Saturday, February 5, 2011

Foreign Language Federations (1890s - 1930) - Slovak



SLOVAK FEDERATIONS

 The Slovak Federation began early in 1904 in Chicago. During its earliest years in maintained an independent existence, not affiliated to any political party. The Federation began the publication of its own weekly newspaper in the Slovak language, Rovnost Ludu, in that same year. Stefan Marincek was prominent as a speaker and organizer of the new Federation and Frank Klabik served as editor of the party organ for four years.


Slovak Federation of the Sociailst Party of America
The Slovak Federation affiliated with the Socialist Party of America in June of 1913. At that time the Federation counted 590 members in 22 functioning branches. A period of considerable growth followed, with 20 branches and 133 members added during the next year. In 1916 the membership of the Slovak Federation was approximately 800, with 38 branches spread across the midwest and industrial north.
The Slovak Federation produced an annual almanac in an edition of 3,000, containing original material and translations. It also began publication of a monthly Slovak-language paper in New York in the first half of the 1910s.

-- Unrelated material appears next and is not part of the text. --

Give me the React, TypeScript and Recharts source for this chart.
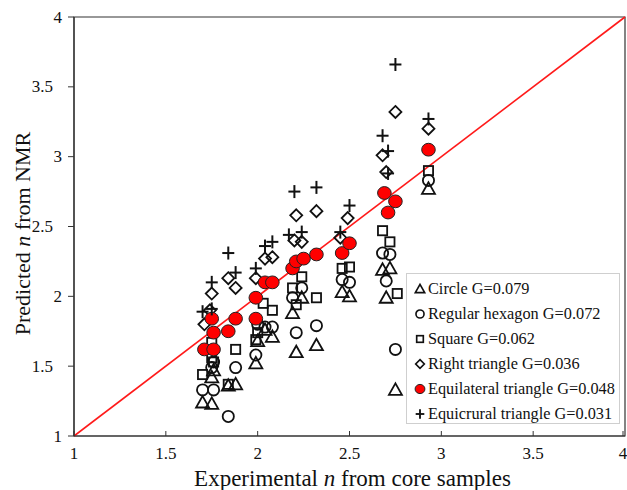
import React from "react";
import {
  ScatterChart,
  Scatter,
  XAxis,
  YAxis,
  ReferenceLine,
  ReferenceArea,
  Legend,
} from "recharts";

type Pt = [number, number];

const xTicks = [1, 1.5, 2, 2.5, 3, 3.5, 4];
const yTicks = [1, 1.5, 2, 2.5, 3, 3.5, 4];

const seriesNames = [
  "Circle G=0.079",
  "Regular hexagon G=0.072",
  "Square G=0.062",
  "Right triangle G=0.036",
  "Equilateral triangle G=0.048",
  "Equicrural triangle G=0.031",
];

const circleG079: Pt[] = [
  [1.7, 1.24], [1.75, 1.23], [1.75, 1.42], [1.76, 1.47], [1.84, 1.36], [1.88, 1.37],
  [1.99, 1.52], [2.0, 1.68], [2.04, 1.76], [2.08, 1.71], [2.19, 1.88], [2.21, 1.6],
  [2.24, 1.99], [2.32, 1.65], [2.46, 2.03], [2.5, 2.0], [2.68, 2.19], [2.72, 2.2],
  [2.7, 1.99], [2.75, 1.33], [2.93, 2.77],
];

const hexagonG072: Pt[] = [
  [1.7, 1.33], [1.76, 1.33], [1.75, 1.49], [1.76, 1.53], [1.84, 1.14], [1.88, 1.49],
  [1.99, 1.58], [2.0, 1.8], [2.04, 1.78], [2.08, 1.78], [2.19, 1.99], [2.21, 1.74],
  [2.24, 2.06], [2.32, 1.79], [2.46, 2.12], [2.5, 2.1], [2.68, 2.31], [2.72, 2.3],
  [2.7, 2.11], [2.75, 1.62], [2.93, 2.83],
];

const squareG062: Pt[] = [
  [1.7, 1.44], [1.75, 1.67], [1.75, 1.56], [1.76, 1.53], [1.84, 1.37], [1.88, 1.62],
  [1.99, 1.69], [2.0, 1.74], [2.03, 1.95], [2.08, 1.9], [2.19, 2.06], [2.21, 1.94],
  [2.24, 2.14], [2.32, 1.99], [2.46, 2.2], [2.5, 2.21], [2.68, 2.47], [2.72, 2.39],
  [2.76, 2.02], [2.93, 2.9],
];

const rightTriangleG036: Pt[] = [
  [1.75, 2.02], [1.71, 1.8], [1.74, 1.9], [1.84, 2.13], [1.88, 2.06], [1.99, 2.13],
  [2.04, 2.27], [2.08, 2.28], [2.21, 2.58], [2.32, 2.61], [2.2, 2.4], [2.24, 2.39],
  [2.45, 2.42], [2.49, 2.56], [2.68, 3.01], [2.7, 2.89], [2.75, 3.32], [2.93, 3.2],
];

const equilateralG048: Pt[] = [
  [1.71, 1.62], [1.76, 1.62], [1.76, 1.74], [1.75, 1.84], [1.84, 1.75], [1.88, 1.84],
  [1.99, 1.84], [1.99, 1.99], [2.04, 2.1], [2.08, 2.1], [2.19, 2.2], [2.21, 2.25],
  [2.25, 2.27], [2.32, 2.3], [2.46, 2.31], [2.5, 2.38], [2.69, 2.74], [2.75, 2.68],
  [2.71, 2.6], [2.93, 3.05],
];

const equicruralG031: Pt[] = [
  [1.75, 2.1], [1.7, 1.89], [1.75, 1.91], [1.84, 2.31], [1.88, 2.17], [1.99, 2.2],
  [2.04, 2.36], [2.08, 2.39], [2.2, 2.75], [2.32, 2.78], [2.24, 2.46], [2.17, 2.44],
  [2.45, 2.46], [2.5, 2.65], [2.68, 3.15], [2.71, 3.04], [2.71, 2.88], [2.75, 3.66],
  [2.93, 3.27],
];

const diag: Pt[] = [
  [1, 1],
  [4, 4],
];

const toXY = (arr: Pt[]) => arr.map(([x, y]) => ({ x, y }));

const FONT = "'Liberation Serif', 'Times New Roman', serif";
const INK = "#111";

type Kind = "tri" | "circ" | "sq" | "dia" | "red" | "plus";
const kinds: Kind[] = ["tri", "circ", "sq", "dia", "red", "plus"];

function Marker({ kind, cx, cy, s }: { kind: Kind; cx: number; cy: number; s: number }) {
  const sw = 1.8 * Math.min(1, s + 0.2);
  switch (kind) {
    case "tri":
      return (
        <polygon
          points={`${cx},${cy - 6.5 * s} ${cx - 6.5 * s},${cy + 5 * s} ${cx + 6.5 * s},${cy + 5 * s}`}
          fill="none"
          stroke={INK}
          strokeWidth={sw}
          strokeLinejoin="miter"
        />
      );
    case "circ":
      return <circle cx={cx} cy={cy} r={5.6 * s} fill="none" stroke={INK} strokeWidth={sw} />;
    case "sq":
      return (
        <rect x={cx - 4.6 * s} y={cy - 4.6 * s} width={9.2 * s} height={9.2 * s} fill="none" stroke={INK} strokeWidth={sw} />
      );
    case "dia":
      return (
        <polygon
          points={`${cx},${cy - 6 * s} ${cx + 6 * s},${cy} ${cx},${cy + 6 * s} ${cx - 6 * s},${cy}`}
          fill="none"
          stroke={INK}
          strokeWidth={sw}
        />
      );
    case "red":
      return <ellipse cx={cx} cy={cy} rx={6.8 * s} ry={6.4 * s} fill="#ff0000" stroke="#222" strokeWidth={1} />;
    case "plus":
      return (
        <g stroke={INK} strokeWidth={sw + 0.2}>
          <line x1={cx - 6 * s} x2={cx + 6 * s} y1={cy} y2={cy} />
          <line x1={cx} x2={cx} y1={cy - 6.5 * s} y2={cy + 6.5 * s} />
        </g>
      );
  }
  return null;
}

const makeShape = (kind: Kind) => (props: any) => {
  const { cx, cy } = props;
  if (cx == null || cy == null) return <g />;
  return <Marker kind={kind} cx={cx} cy={cy} s={1} />;
};

const XTick = (props: any) => {
  const { x, y, payload } = props;
  return (
    <g>
      <line x1={x} x2={x} y1={y} y2={y - 5} stroke="#333" strokeWidth={1} />
      <text x={x} y={y + 17} textAnchor="middle" dominantBaseline="central" fontFamily={FONT} fontSize={17} fill={INK}>
        {payload.value}
      </text>
    </g>
  );
};

const YTick = (props: any) => {
  const { x, y, payload } = props;
  const isInt = Number.isInteger(payload.value);
  return (
    <text
      x={x - (isInt ? 6 : 15)}
      y={y}
      textAnchor="end"
      dominantBaseline="central"
      fontFamily={FONT}
      fontSize={17}
      fill={INK}
    >
      {payload.value}
    </text>
  );
};

const XTitle = (props: any) => {
  const vb = props.viewBox || { x: 74, y: 436, width: 551, height: 54 };
  return (
    <text
      x={vb.x + vb.width / 2 + 3}
      y={vb.y + 42}
      textAnchor="middle"
      dominantBaseline="central"
      fontFamily={FONT}
      fontSize={23}
      fill={INK}
    >
      Experimental <tspan fontStyle="italic">n</tspan> from core samples
    </text>
  );
};

const YTitle = (props: any) => {
  const vb = props.viewBox || { x: 0, y: 17, width: 74, height: 419 };
  const cx = 22;
  const cy = vb.y + vb.height / 2 + 7;
  return (
    <text
      x={cx}
      y={cy}
      transform={`rotate(-90 ${cx} ${cy})`}
      textAnchor="middle"
      dominantBaseline="central"
      fontFamily={FONT}
      fontSize={22}
      fill={INK}
    >
      Predicted <tspan fontStyle="italic">n</tspan> from NMR
    </text>
  );
};

const LegendBox = (props: any) => {
  const present = new Set((props.payload || []).map((p: any) => p.value));
  const names = seriesNames.filter((n) => present.size === 0 || present.has(n));
  return (
    <div
      style={{
        width: 214,
        height: 151,
        boxSizing: "border-box",
        border: "1px solid #cfcfcf",
        background: "#fff",
        paddingTop: 2,
      }}
    >
      {names.map((name) => {
        const idx = seriesNames.indexOf(name);
        return (
          <div key={name} style={{ height: 25, display: "flex", alignItems: "center" }}>
            <svg width={20} height={20} style={{ marginLeft: 2, flex: "none" }}>
              <Marker kind={kinds[idx]} cx={11} cy={10} s={0.72} />
            </svg>
            <span
              style={{
                fontFamily: FONT,
                fontSize: 16.3,
                color: INK,
                whiteSpace: "nowrap",
                marginLeft: -1,
              }}
            >
              {name}
            </span>
          </div>
        );
      })}
    </div>
  );
};

const allSeries: Pt[][] = [circleG079, hexagonG072, squareG062, rightTriangleG036, equilateralG048, equicruralG031];

export default function App() {
  return (
    <div style={{ position: "absolute", left: 0, top: 0, width: 627, height: 490, background: "#fff" }}>
      <ScatterChart width={627} height={490} margin={{ top: 17, right: 2, left: 0, bottom: 0 }}>
        <XAxis
          type="number"
          dataKey="x"
          domain={[1, 4]}
          ticks={xTicks}
          allowDataOverflow
          height={54}
          tickSize={0}
          tickMargin={0}
          tickLine={false}
          axisLine={{ stroke: "#333", strokeWidth: 1.2 }}
          tick={<XTick />}
          label={<XTitle />}
        />
        <YAxis
          type="number"
          dataKey="y"
          domain={[1, 4]}
          ticks={yTicks}
          allowDataOverflow
          width={74}
          tickSize={6}
          tickMargin={0}
          tickLine={{ stroke: "#333" }}
          axisLine={{ stroke: "#333", strokeWidth: 1.2 }}
          tick={<YTick />}
          label={<YTitle />}
        />
        <ReferenceArea x1={1} x2={4} y1={1} y2={4} fill="none" stroke="#333" strokeWidth={1.2} />
        <ReferenceLine
          segment={diag.map(([x, y]) => ({ x, y }))}
          stroke="#ff1a1a"
          strokeWidth={1.6}
        />
        {allSeries.map((s, i) => (
          <Scatter
            key={seriesNames[i]}
            name={seriesNames[i]}
            data={toXY(s)}
            fill={i === 4 ? "#ff0000" : "#000"}
            shape={makeShape(kinds[i])}
            isAnimationActive={false}
          />
        ))}
        <Legend
          layout="vertical"
          align="center"
          verticalAlign="middle"
          content={<LegendBox />}
          wrapperStyle={{ position: "absolute", left: 406, top: 273, width: 214, height: 151 }}
        />
      </ScatterChart>
    </div>
  );
}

[fn: Paul Bruchtel, "The Slovak Socialist Federation" in The American Labor Year-Book, 1916. (NY: Rand School Press, 1916), pp. 142-143.]


 

There were no primary party groups of the United Communist Party that spoke Slovak, according to that organization's December 1920 statistics.

 


The Czecho-Slovak Federation of the Workers Party of America
In June of 1922, the Czecho-Slovak Marxist Federation submitted the question of affilation with the Workers Party of America to a vote of its members. In July the Executive Committee of the group further took up the question, voting nearly unanimously to affiliate with the WPA. The organization published an official organ called Spravdelost from an office located at 1825 S Loomis St., Chicago.

[fn. Comintern Archive, f. 515, op. 1, d. 146, l. 168; d. 147, l. 73.]